Several speakers alleged that the treetop adventure would make Cranbury Elementary School children unsafe.
“I think the zip line should die on the vine,” Councilman Doug Hempstead (R-At Large) said, standing in the back of the room with the public and garnering applause for his remarks. There’s been “zero public cry” for a zip line and the people who visit the adventure would not venture further into Norwalk to patronize the restaurants or shop, he said.
Mike Mushak spoke in favor of the proposal, saying he had used a zip line while visiting Vancouver. The “fears” of the neighbors need to be addressed, he said.
Some audience members snickered as he talked. The zip line would raise their property values, Mushak said.
David Rinaldi, a Stonehenge Road resident, immediately followed Mushak, passionately asserting that Go Ape! would only bring in $23,000 a year for Norwalk. That would not be enough to pick up the garbage created, he said.
Most people who use the course would not be Norwalk residents, he said.
Tonya Steiner said she had recently purchased a home on Live Oak after years of research.
“If I wanted my children to go to an urban elementary school I would not have bought a home near Cranbury Park,” she said.
She called the proposal “devastating,” and her voice broke.
“These are not fears, this is my life,” she said. “I spent my life savings on this home and this zip line will crush it. … It’s crushing. You are impacting everybody’s homes.”

“We hear your concerns,” Simms said, closing the public hearing.
He had gone to visit with other Council members, he said, calling some of the concerns “extremely valid” but adding that the 80 parking spots would not be where originally expected.
“Everyone will come into the entrance on the Wilton side,” he said. “… I think that would take care that part of the concern from a lot of the folks.”
Mocciae later said the park was not being commercialized, as asserted by Joanne Horvath, but that the master plan was being completed.
Residents were given every opportunity to weigh in on the master plan, he said.
“We are not prohibiting anything. We are not making it any louder than the users with their dogs that are fighting on the paths,” Mocciae said.
Less than 1 percent of the city’s budget goes to Recreation and Parks, he said.
“There is no supervisor at Cranbury Park during the day. If you are worried about ‘strangers,’ anybody can walk the trails during the day. They can go to the school ground and be a lunatic. I can’t stop them,” Mocciae said.
Rinaldi’s claim of $23,000 a year was inaccurate, he said. There’s a potential for $200,000 if the city allows him to charge for parking, and with potential rentals to the bunk house, he said.
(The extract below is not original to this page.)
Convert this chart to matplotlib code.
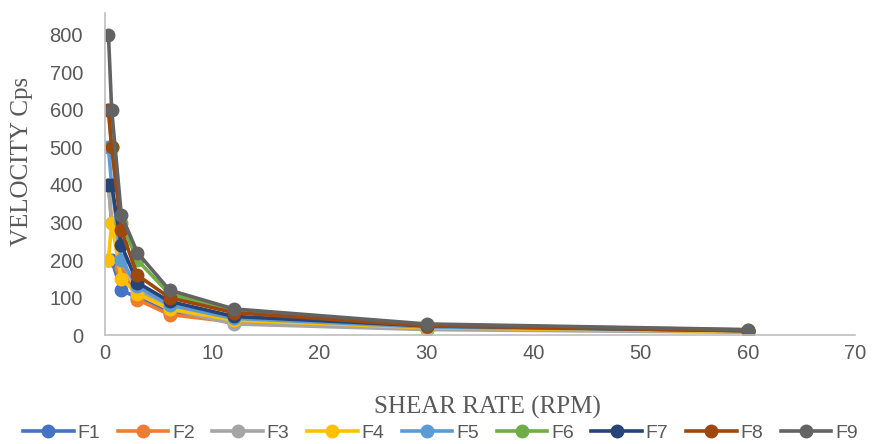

“I am not going to book double events so there will never be a time where we are going to have people parking on Live Oak. I have never seen that, ever. In 32 years I have never seen somebody park on Live Oak and walk into the park. Absurd,” Mocciae said.
“I thought a lot of (the comments were) hysteria because they don’t want anything in their neighborhood,” Mocciae said. “… I have yet to see a downside to this.”
Simms said he had had concerns after the last meeting, where the neighbors expressed anger, but the site visit had allayed his worries.
“Right now there is no foliage on the trees. … You saw far in the woods, you cannot see the road, you cannot see the houses, you cannot see in, nor can you even hear what is out there,” Simms said.
There were 100 kids in the school yard screaming and they could hardly be heard, he said. When there are leaves on the trees the sound will not carry, he said.
A neighbor had said that the master plan showed a trail through the woods, from the zip-line area to the school; Mocciae said it had never been built because it was discovered that it ran through a wetland.
Councilman Mike DePalma (D-District D) said he had met with the neighbors. They were still angry but feeling better about it, he said. Maybe if some of the income were used to fund a security guard for the park it would help, he said.
“It will happen,” Mocciae said, asserting that city government is different now than what it was a few years ago.
The committee agreed that they would go visit the nearest Go Ape! adventure, in New Britain.
Then they will vote on the idea next month.